Written exercise: Every entry below must be repeated exactly; skip the pictures.
▬▬▬▬▬▬
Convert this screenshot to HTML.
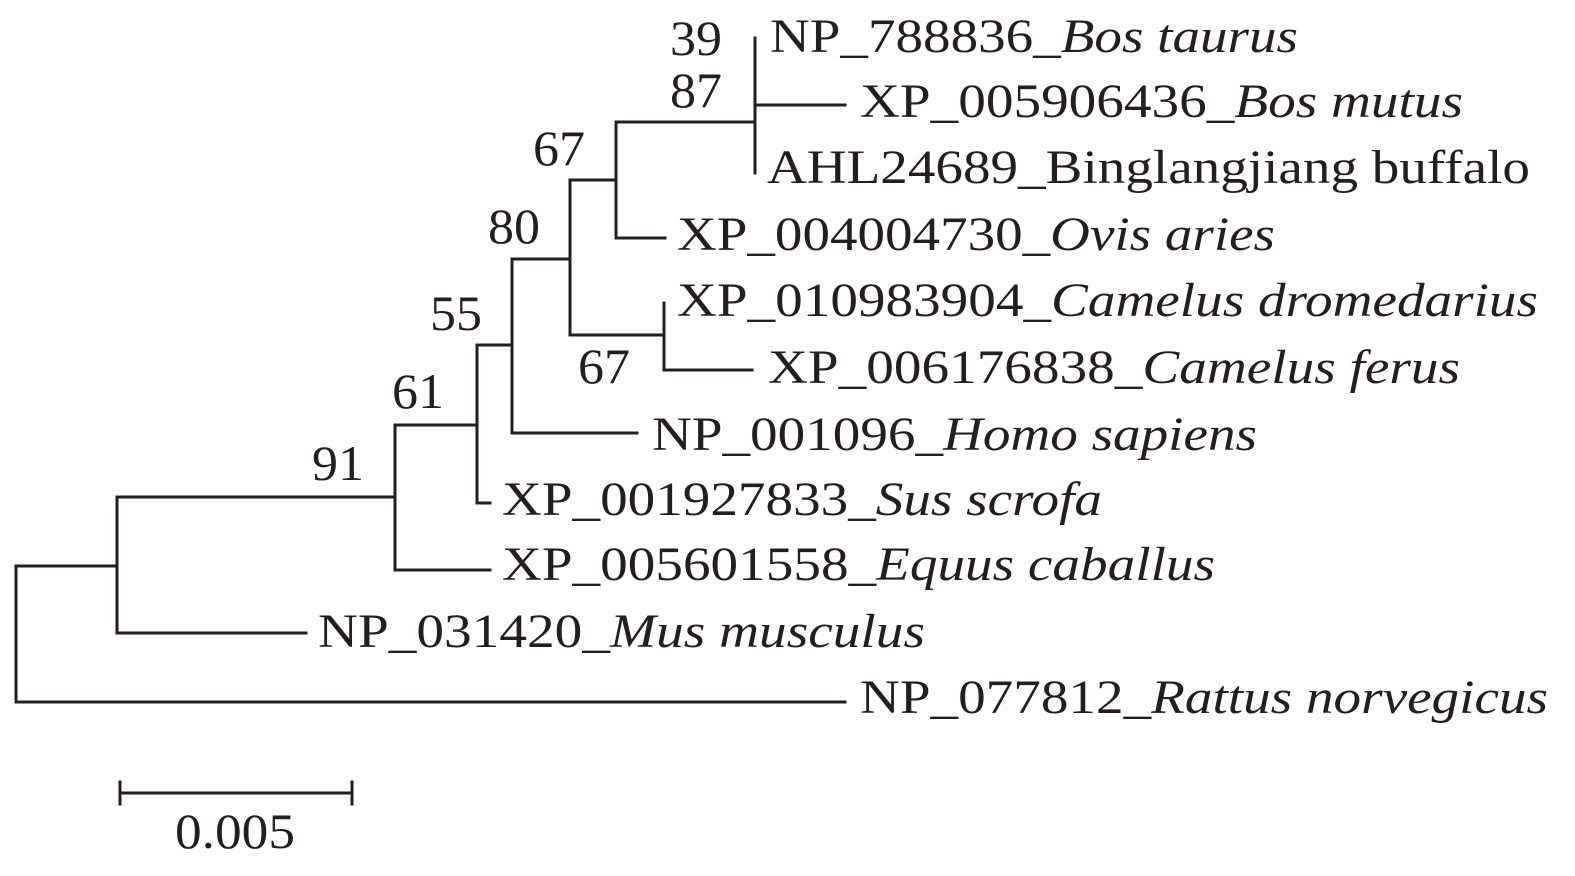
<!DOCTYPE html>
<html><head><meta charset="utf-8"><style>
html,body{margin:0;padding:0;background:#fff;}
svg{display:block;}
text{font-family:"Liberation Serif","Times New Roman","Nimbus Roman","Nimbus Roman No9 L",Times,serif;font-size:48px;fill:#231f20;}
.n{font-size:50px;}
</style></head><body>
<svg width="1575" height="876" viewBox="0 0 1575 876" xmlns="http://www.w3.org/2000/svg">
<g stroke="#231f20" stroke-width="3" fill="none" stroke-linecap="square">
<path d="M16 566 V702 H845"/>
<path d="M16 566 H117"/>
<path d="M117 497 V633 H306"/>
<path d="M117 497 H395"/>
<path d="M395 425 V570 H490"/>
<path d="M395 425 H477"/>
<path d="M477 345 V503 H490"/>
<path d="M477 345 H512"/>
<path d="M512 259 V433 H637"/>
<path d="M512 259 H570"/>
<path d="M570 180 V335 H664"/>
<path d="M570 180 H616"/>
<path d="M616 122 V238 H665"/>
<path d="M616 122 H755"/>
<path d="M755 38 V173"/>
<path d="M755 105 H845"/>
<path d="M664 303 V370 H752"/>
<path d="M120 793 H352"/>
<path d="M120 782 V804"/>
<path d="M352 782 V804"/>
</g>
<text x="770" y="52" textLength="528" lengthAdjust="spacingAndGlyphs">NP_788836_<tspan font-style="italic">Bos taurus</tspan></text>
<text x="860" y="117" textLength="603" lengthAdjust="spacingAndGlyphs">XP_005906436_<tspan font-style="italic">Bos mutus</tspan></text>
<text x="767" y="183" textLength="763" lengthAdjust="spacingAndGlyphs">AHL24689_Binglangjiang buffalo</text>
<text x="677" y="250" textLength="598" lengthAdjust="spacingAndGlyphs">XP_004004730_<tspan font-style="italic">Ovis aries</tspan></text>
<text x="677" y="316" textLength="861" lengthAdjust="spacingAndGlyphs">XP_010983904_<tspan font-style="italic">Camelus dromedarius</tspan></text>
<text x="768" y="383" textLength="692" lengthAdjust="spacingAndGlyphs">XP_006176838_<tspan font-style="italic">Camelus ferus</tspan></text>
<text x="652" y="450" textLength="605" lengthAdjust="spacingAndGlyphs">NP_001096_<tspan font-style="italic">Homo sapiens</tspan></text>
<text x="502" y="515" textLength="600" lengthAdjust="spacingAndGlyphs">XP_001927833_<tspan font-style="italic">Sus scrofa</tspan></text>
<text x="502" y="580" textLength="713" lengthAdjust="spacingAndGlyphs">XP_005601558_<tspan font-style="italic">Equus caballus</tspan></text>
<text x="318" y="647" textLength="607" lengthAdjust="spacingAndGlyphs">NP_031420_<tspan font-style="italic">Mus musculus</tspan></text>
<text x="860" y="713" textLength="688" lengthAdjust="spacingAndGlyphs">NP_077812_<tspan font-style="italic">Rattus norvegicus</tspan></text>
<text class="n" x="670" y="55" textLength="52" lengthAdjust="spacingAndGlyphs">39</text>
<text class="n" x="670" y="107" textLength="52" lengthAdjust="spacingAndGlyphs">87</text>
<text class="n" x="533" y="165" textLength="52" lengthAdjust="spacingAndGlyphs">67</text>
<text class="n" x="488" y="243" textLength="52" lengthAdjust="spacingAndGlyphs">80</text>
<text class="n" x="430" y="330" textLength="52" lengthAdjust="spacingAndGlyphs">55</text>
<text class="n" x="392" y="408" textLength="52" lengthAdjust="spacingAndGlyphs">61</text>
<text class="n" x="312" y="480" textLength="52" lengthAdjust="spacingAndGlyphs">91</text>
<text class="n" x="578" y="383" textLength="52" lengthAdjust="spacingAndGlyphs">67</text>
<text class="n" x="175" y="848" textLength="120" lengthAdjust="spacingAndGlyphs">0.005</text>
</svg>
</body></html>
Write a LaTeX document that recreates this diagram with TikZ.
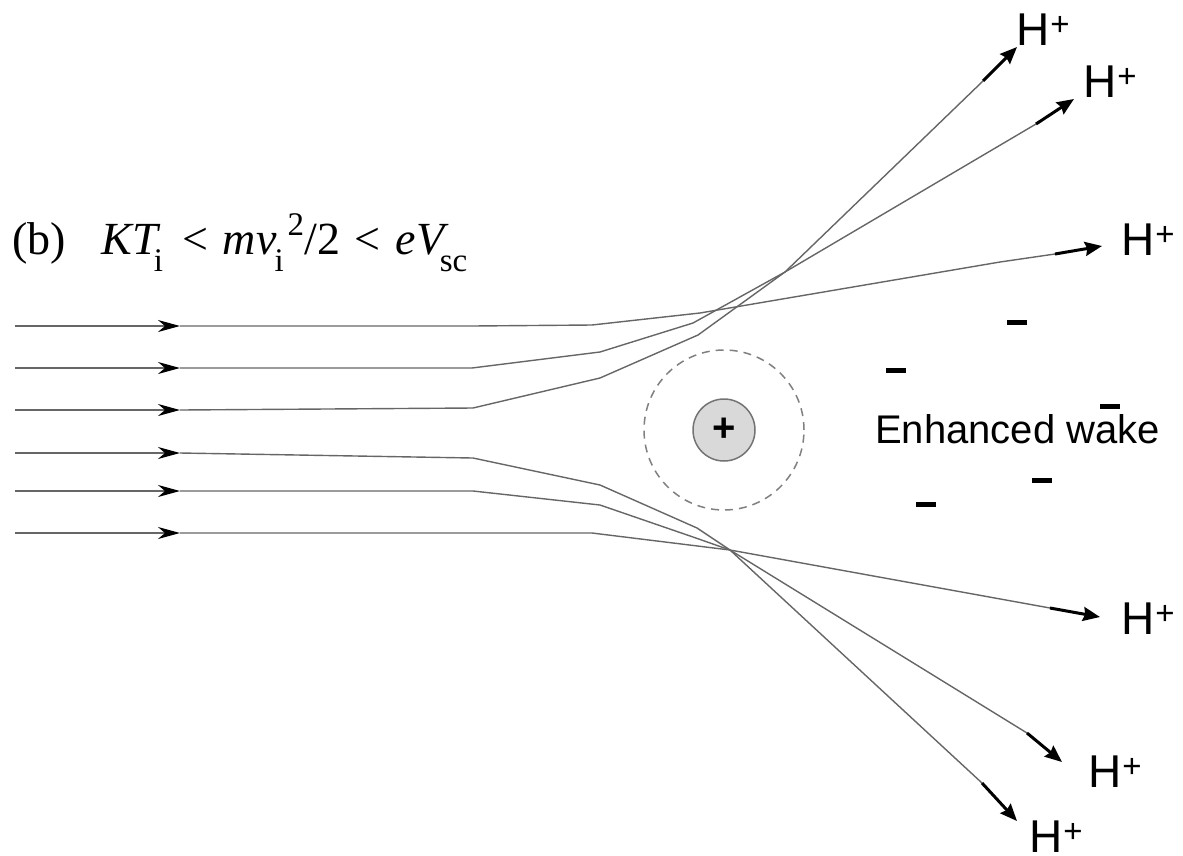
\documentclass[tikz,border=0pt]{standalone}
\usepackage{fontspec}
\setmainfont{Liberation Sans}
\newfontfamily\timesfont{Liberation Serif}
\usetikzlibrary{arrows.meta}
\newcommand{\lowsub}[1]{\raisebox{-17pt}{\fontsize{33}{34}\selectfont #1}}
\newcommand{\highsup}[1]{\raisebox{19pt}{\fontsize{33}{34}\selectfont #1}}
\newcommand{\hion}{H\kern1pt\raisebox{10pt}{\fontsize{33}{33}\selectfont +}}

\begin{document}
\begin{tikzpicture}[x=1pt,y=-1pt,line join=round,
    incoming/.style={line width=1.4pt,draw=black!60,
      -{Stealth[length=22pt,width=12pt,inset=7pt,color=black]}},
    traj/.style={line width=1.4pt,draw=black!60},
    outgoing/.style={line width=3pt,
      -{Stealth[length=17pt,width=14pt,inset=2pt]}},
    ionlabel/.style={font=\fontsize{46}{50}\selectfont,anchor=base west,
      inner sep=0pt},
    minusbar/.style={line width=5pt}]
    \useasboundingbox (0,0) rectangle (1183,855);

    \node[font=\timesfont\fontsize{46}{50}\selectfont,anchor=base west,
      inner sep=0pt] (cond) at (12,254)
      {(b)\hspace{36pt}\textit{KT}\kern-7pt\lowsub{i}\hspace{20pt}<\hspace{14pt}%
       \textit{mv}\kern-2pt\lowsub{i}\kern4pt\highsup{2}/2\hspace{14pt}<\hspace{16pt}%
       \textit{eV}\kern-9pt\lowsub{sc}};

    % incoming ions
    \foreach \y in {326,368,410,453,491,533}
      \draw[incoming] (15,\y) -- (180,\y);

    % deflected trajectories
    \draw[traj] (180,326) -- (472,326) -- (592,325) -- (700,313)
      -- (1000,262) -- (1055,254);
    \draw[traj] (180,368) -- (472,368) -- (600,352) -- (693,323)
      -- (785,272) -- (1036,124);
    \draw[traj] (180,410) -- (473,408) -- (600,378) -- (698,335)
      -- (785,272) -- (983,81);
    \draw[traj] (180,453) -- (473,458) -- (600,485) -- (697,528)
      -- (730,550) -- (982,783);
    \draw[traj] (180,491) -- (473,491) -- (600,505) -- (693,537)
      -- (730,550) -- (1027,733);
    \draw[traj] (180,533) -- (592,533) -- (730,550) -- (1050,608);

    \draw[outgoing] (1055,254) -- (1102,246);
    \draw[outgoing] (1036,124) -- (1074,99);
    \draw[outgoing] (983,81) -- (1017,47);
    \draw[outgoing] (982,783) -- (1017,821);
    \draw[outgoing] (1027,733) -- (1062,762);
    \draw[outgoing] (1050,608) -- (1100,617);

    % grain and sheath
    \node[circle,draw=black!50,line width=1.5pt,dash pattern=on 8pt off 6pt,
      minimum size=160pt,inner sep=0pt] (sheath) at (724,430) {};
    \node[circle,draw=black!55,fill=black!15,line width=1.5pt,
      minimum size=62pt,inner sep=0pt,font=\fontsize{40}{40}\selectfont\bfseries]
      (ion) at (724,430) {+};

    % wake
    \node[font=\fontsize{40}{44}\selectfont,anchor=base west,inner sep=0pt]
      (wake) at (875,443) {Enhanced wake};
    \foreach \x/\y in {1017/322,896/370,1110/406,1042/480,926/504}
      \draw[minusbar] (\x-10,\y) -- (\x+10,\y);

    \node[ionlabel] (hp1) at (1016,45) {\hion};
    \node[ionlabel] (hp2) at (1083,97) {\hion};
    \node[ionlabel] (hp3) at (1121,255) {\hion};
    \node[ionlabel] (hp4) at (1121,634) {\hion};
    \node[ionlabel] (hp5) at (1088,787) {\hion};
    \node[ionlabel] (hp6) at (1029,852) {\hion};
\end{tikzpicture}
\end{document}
▬▬▬▬▬▬
Solution below:
Convert this screenshot to HTML.
<!DOCTYPE html>
<html><head><meta charset="utf-8"><style>
html,body{margin:0;padding:0;background:#fff;}
svg{display:block;}
text{font-family:"Liberation Serif","Times New Roman","Nimbus Roman","Nimbus Roman No9 L",Times,serif;font-size:48px;fill:#231f20;}
.n{font-size:50px;}
</style></head><body>
<svg width="1575" height="876" viewBox="0 0 1575 876" xmlns="http://www.w3.org/2000/svg">
<g stroke="#231f20" stroke-width="3" fill="none" stroke-linecap="square">
<path d="M16 566 V702 H845"/>
<path d="M16 566 H117"/>
<path d="M117 497 V633 H306"/>
<path d="M117 497 H395"/>
<path d="M395 425 V570 H490"/>
<path d="M395 425 H477"/>
<path d="M477 345 V503 H490"/>
<path d="M477 345 H512"/>
<path d="M512 259 V433 H637"/>
<path d="M512 259 H570"/>
<path d="M570 180 V335 H664"/>
<path d="M570 180 H616"/>
<path d="M616 122 V238 H665"/>
<path d="M616 122 H755"/>
<path d="M755 38 V173"/>
<path d="M755 105 H845"/>
<path d="M664 303 V370 H752"/>
<path d="M120 793 H352"/>
<path d="M120 782 V804"/>
<path d="M352 782 V804"/>
</g>
<text x="770" y="52" textLength="528" lengthAdjust="spacingAndGlyphs">NP_788836_<tspan font-style="italic">Bos taurus</tspan></text>
<text x="860" y="117" textLength="603" lengthAdjust="spacingAndGlyphs">XP_005906436_<tspan font-style="italic">Bos mutus</tspan></text>
<text x="767" y="183" textLength="763" lengthAdjust="spacingAndGlyphs">AHL24689_Binglangjiang buffalo</text>
<text x="677" y="250" textLength="598" lengthAdjust="spacingAndGlyphs">XP_004004730_<tspan font-style="italic">Ovis aries</tspan></text>
<text x="677" y="316" textLength="861" lengthAdjust="spacingAndGlyphs">XP_010983904_<tspan font-style="italic">Camelus dromedarius</tspan></text>
<text x="768" y="383" textLength="692" lengthAdjust="spacingAndGlyphs">XP_006176838_<tspan font-style="italic">Camelus ferus</tspan></text>
<text x="652" y="450" textLength="605" lengthAdjust="spacingAndGlyphs">NP_001096_<tspan font-style="italic">Homo sapiens</tspan></text>
<text x="502" y="515" textLength="600" lengthAdjust="spacingAndGlyphs">XP_001927833_<tspan font-style="italic">Sus scrofa</tspan></text>
<text x="502" y="580" textLength="713" lengthAdjust="spacingAndGlyphs">XP_005601558_<tspan font-style="italic">Equus caballus</tspan></text>
<text x="318" y="647" textLength="607" lengthAdjust="spacingAndGlyphs">NP_031420_<tspan font-style="italic">Mus musculus</tspan></text>
<text x="860" y="713" textLength="688" lengthAdjust="spacingAndGlyphs">NP_077812_<tspan font-style="italic">Rattus norvegicus</tspan></text>
<text class="n" x="670" y="55" textLength="52" lengthAdjust="spacingAndGlyphs">39</text>
<text class="n" x="670" y="107" textLength="52" lengthAdjust="spacingAndGlyphs">87</text>
<text class="n" x="533" y="165" textLength="52" lengthAdjust="spacingAndGlyphs">67</text>
<text class="n" x="488" y="243" textLength="52" lengthAdjust="spacingAndGlyphs">80</text>
<text class="n" x="430" y="330" textLength="52" lengthAdjust="spacingAndGlyphs">55</text>
<text class="n" x="392" y="408" textLength="52" lengthAdjust="spacingAndGlyphs">61</text>
<text class="n" x="312" y="480" textLength="52" lengthAdjust="spacingAndGlyphs">91</text>
<text class="n" x="578" y="383" textLength="52" lengthAdjust="spacingAndGlyphs">67</text>
<text class="n" x="175" y="848" textLength="120" lengthAdjust="spacingAndGlyphs">0.005</text>
</svg>
</body></html>
Write a LaTeX document that recreates this diagram with TikZ.
\documentclass[tikz,border=0pt]{standalone}
\usepackage{fontspec}
\setmainfont{Liberation Sans}
\newfontfamily\timesfont{Liberation Serif}
\usetikzlibrary{arrows.meta}
\newcommand{\lowsub}[1]{\raisebox{-17pt}{\fontsize{33}{34}\selectfont #1}}
\newcommand{\highsup}[1]{\raisebox{19pt}{\fontsize{33}{34}\selectfont #1}}
\newcommand{\hion}{H\kern1pt\raisebox{10pt}{\fontsize{33}{33}\selectfont +}}

\begin{document}
\begin{tikzpicture}[x=1pt,y=-1pt,line join=round,
    incoming/.style={line width=1.4pt,draw=black!60,
      -{Stealth[length=22pt,width=12pt,inset=7pt,color=black]}},
    traj/.style={line width=1.4pt,draw=black!60},
    outgoing/.style={line width=3pt,
      -{Stealth[length=17pt,width=14pt,inset=2pt]}},
    ionlabel/.style={font=\fontsize{46}{50}\selectfont,anchor=base west,
      inner sep=0pt},
    minusbar/.style={line width=5pt}]
    \useasboundingbox (0,0) rectangle (1183,855);

    \node[font=\timesfont\fontsize{46}{50}\selectfont,anchor=base west,
      inner sep=0pt] (cond) at (12,254)
      {(b)\hspace{36pt}\textit{KT}\kern-7pt\lowsub{i}\hspace{20pt}<\hspace{14pt}%
       \textit{mv}\kern-2pt\lowsub{i}\kern4pt\highsup{2}/2\hspace{14pt}<\hspace{16pt}%
       \textit{eV}\kern-9pt\lowsub{sc}};

    % incoming ions
    \foreach \y in {326,368,410,453,491,533}
      \draw[incoming] (15,\y) -- (180,\y);

    % deflected trajectories
    \draw[traj] (180,326) -- (472,326) -- (592,325) -- (700,313)
      -- (1000,262) -- (1055,254);
    \draw[traj] (180,368) -- (472,368) -- (600,352) -- (693,323)
      -- (785,272) -- (1036,124);
    \draw[traj] (180,410) -- (473,408) -- (600,378) -- (698,335)
      -- (785,272) -- (983,81);
    \draw[traj] (180,453) -- (473,458) -- (600,485) -- (697,528)
      -- (730,550) -- (982,783);
    \draw[traj] (180,491) -- (473,491) -- (600,505) -- (693,537)
      -- (730,550) -- (1027,733);
    \draw[traj] (180,533) -- (592,533) -- (730,550) -- (1050,608);

    \draw[outgoing] (1055,254) -- (1102,246);
    \draw[outgoing] (1036,124) -- (1074,99);
    \draw[outgoing] (983,81) -- (1017,47);
    \draw[outgoing] (982,783) -- (1017,821);
    \draw[outgoing] (1027,733) -- (1062,762);
    \draw[outgoing] (1050,608) -- (1100,617);

    % grain and sheath
    \node[circle,draw=black!50,line width=1.5pt,dash pattern=on 8pt off 6pt,
      minimum size=160pt,inner sep=0pt] (sheath) at (724,430) {};
    \node[circle,draw=black!55,fill=black!15,line width=1.5pt,
      minimum size=62pt,inner sep=0pt,font=\fontsize{40}{40}\selectfont\bfseries]
      (ion) at (724,430) {+};

    % wake
    \node[font=\fontsize{40}{44}\selectfont,anchor=base west,inner sep=0pt]
      (wake) at (875,443) {Enhanced wake};
    \foreach \x/\y in {1017/322,896/370,1110/406,1042/480,926/504}
      \draw[minusbar] (\x-10,\y) -- (\x+10,\y);

    \node[ionlabel] (hp1) at (1016,45) {\hion};
    \node[ionlabel] (hp2) at (1083,97) {\hion};
    \node[ionlabel] (hp3) at (1121,255) {\hion};
    \node[ionlabel] (hp4) at (1121,634) {\hion};
    \node[ionlabel] (hp5) at (1088,787) {\hion};
    \node[ionlabel] (hp6) at (1029,852) {\hion};
\end{tikzpicture}
\end{document}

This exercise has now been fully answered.